Riding High

Our 1978 911 SC is a perfect case in point. Relatively pampered, in mostly original paint and with 177,000 miles on it when it joined our stable last year, it rode low and had an appealing “boy racer” look.

It also had a rock-hard ride that was so uncomfortable I simply stopped driving the car. I assumed that all SCs rode this way, and that to make the ride more reasonable, I should follow our Porsche analyst Jim Schrager’s advice and switch to 15” wheels, which were the stock choice in Europe. Fake Fuchs wheels were fine with me; after all, I would rather ride around on replica wheels in relative comfort than not drive the SC at all.

The response from our Porsche gang was immediate and visceral. SCM’s legal analyst, John Draneas, who is also the head of the Porsche Parade annual convention, which is being held in Portland this year, said, “If you’re going to ride around on fake wheels, why don’t you just get a Beck Spyder and go the whole replica route?”

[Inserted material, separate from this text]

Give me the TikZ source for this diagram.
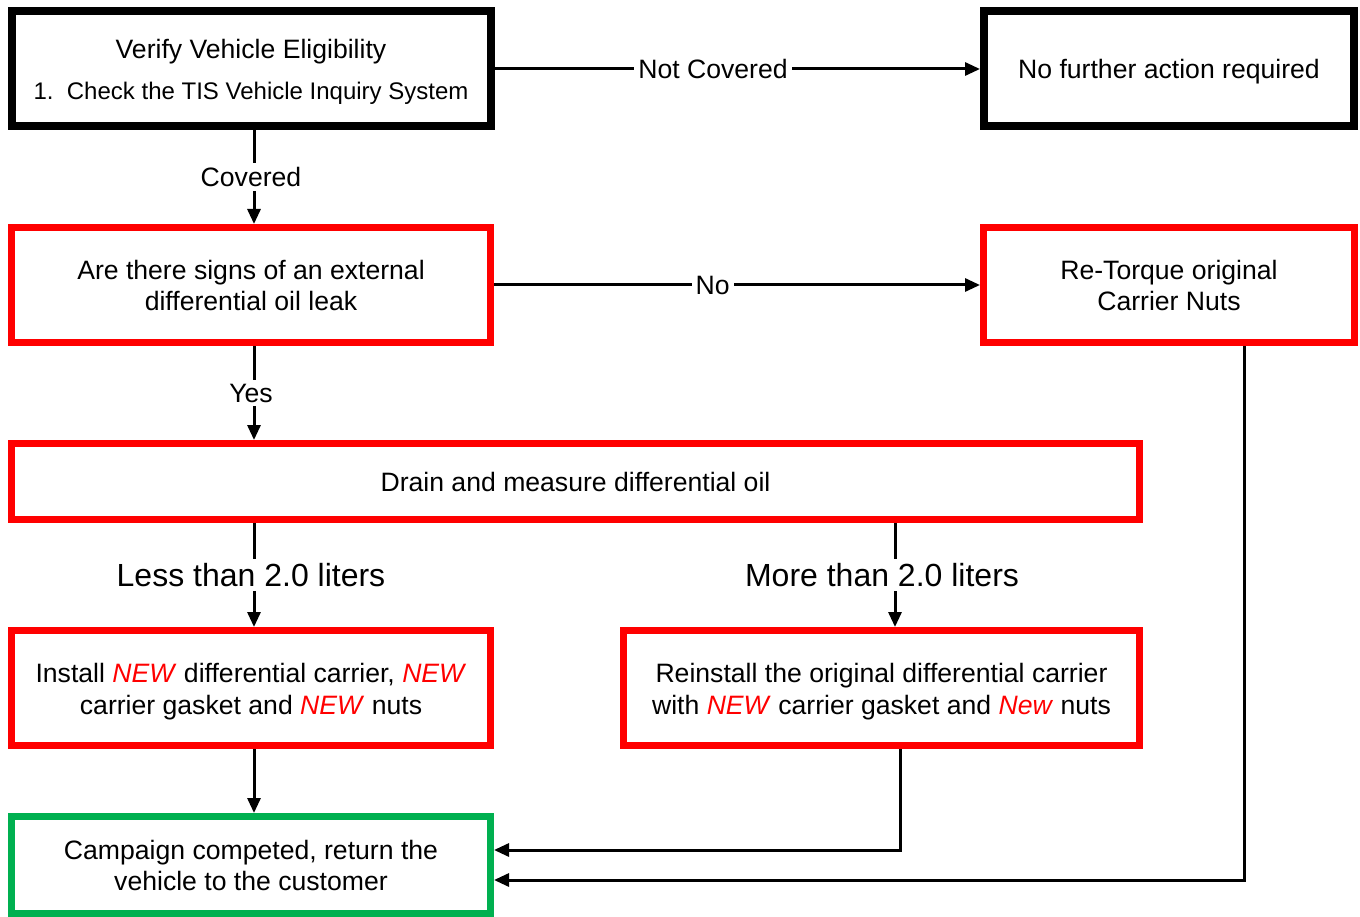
\documentclass[tikz,border=0pt]{standalone}
\usepackage{fontspec}
\setmainfont{Liberation Sans}
\usetikzlibrary{arrows.meta,calc}
\definecolor{boxred}{HTML}{FF0000}
\definecolor{boxgreen}{HTML}{00B050}
\newcommand{\newword}[1]{\textcolor{boxred}{\textit{#1}}}
\newcommand{\shiftdown}[2]{\raisebox{-#1}[\height][\depth]{#2}}
\begin{document}
\begin{tikzpicture}[x=1pt,y=-1pt,
  fbox/.style={draw, rectangle, inner sep=0pt, align=center, font=\fontsize{26.6}{31}\selectfont},
  blackbox/.style={fbox, draw=black, line width=8pt},
  redbox/.style={fbox, draw=boxred, line width=7pt},
  greenbox/.style={fbox, draw=boxgreen, line width=7pt},
  conn/.style={line width=3pt, -{Triangle[length=15pt,width=13pt]}},
  lbl/.style={fill=white, inner sep=4pt, font=\fontsize{26.6}{30}\selectfont},
  biglbl/.style={fill=white, inner sep=4pt, font=\fontsize{32}{36}\selectfont}]
\useasboundingbox (0,0) rectangle (1360,917);

\node[blackbox, minimum width=479pt, minimum height=115pt] (box1) at (251,69)
  {\shiftdown{4pt}{\begin{tabular}{@{}c@{}}Verify Vehicle Eligibility\\[10pt]
   {\fontsize{24}{31}\selectfont 1.\ \ Check the TIS Vehicle Inquiry System}\end{tabular}}};
\node[blackbox, minimum width=370pt, minimum height=115pt] (box2) at (1169,69)
  {\shiftdown{3pt}{No further action required}};
\node[redbox, minimum width=479pt, minimum height=115pt] (red1) at (251,285)
  {Are there signs of an external\\differential oil leak};
\node[redbox, minimum width=371pt, minimum height=115pt] (retorque) at (1169,285)
  {Re-Torque original\\Carrier Nuts};
\node[redbox, minimum width=1128pt, minimum height=76pt] (drain) at (575.5,481.5)
  {Drain and measure differential oil};
\node[redbox, minimum width=479pt, minimum height=115pt,
  font=\fontsize{26.6}{32}\selectfont] (install) at (251,688)
  {\shiftdown{4pt}{\begin{tabular}{@{}c@{}}Install \newword{NEW} differential carrier, \newword{NEW}\\carrier gasket and \newword{NEW} nuts\end{tabular}}};
\node[redbox, minimum width=516pt, minimum height=115pt,
  font=\fontsize{26.6}{32}\selectfont] (reinstall) at (881.5,688)
  {\shiftdown{4pt}{\begin{tabular}{@{}c@{}}Reinstall the original differential carrier\\with \newword{NEW} carrier gasket and \newword{New} nuts\end{tabular}}};
\node[greenbox, minimum width=479pt, minimum height=97pt] (green) at (251,865)
  {Campaign competed, return the\\vehicle to the customer};

\coordinate (lx) at (254,0);
\coordinate (mx) at (895,0);
\coordinate (c1) at (900,850);
\coordinate (c2) at (1244,880);

\draw[conn] (box1.east) -- node[lbl, pos=0.45] {Not Covered} (box2.west);
\draw[conn] (red1.east) -- node[lbl, pos=0.45] {No} (retorque.west);
\draw[conn] (box1.south -| lx) -- node[lbl, xshift=-3pt] {Covered} (red1.north -| lx);
\draw[conn] (red1.south -| lx) -- node[lbl, xshift=-3pt] {Yes} (drain.north -| lx);
\draw[conn] (drain.south -| lx) -- node[biglbl, xshift=-3pt] {Less than 2.0 liters} (install.north -| lx);
\draw[conn] (drain.south -| mx) -- node[biglbl, xshift=-13pt] {More than 2.0 liters} (reinstall.north -| mx);
\draw[conn] (install.south -| lx) -- (green.north -| lx);
\draw[conn] (reinstall.south -| c1) -- (c1) -- (green.east |- c1);
\draw[conn] (retorque.south -| c2) -- (c2) -- (green.east |- c2);
\end{tikzpicture}
\end{document}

Pete Zimmerman, author of The Used 911 Story, was equally emphatic. “I would never trade comfort for handling. Don’t change the wheels. What’s the point in owing a Porsche?”

The point was simple. I wanted a car I could drive. And I didn’t care if it took joining the fake-wheel-weenie group to get it. However, it turned out that upgrading, or more appropriately downgrading, to 15” wheels and tires, fake or real, wasn’t going to be cheap. Mounted, balanced, and installed wheels and tires were going to set me back around $2,000, enough to make me wonder if putting a pillow on my seat wasn’t a better solution.

But things came into focus after I drove Draneas’s SC. Its ride quality was delightful. After driving mine, he declared it “stupid.”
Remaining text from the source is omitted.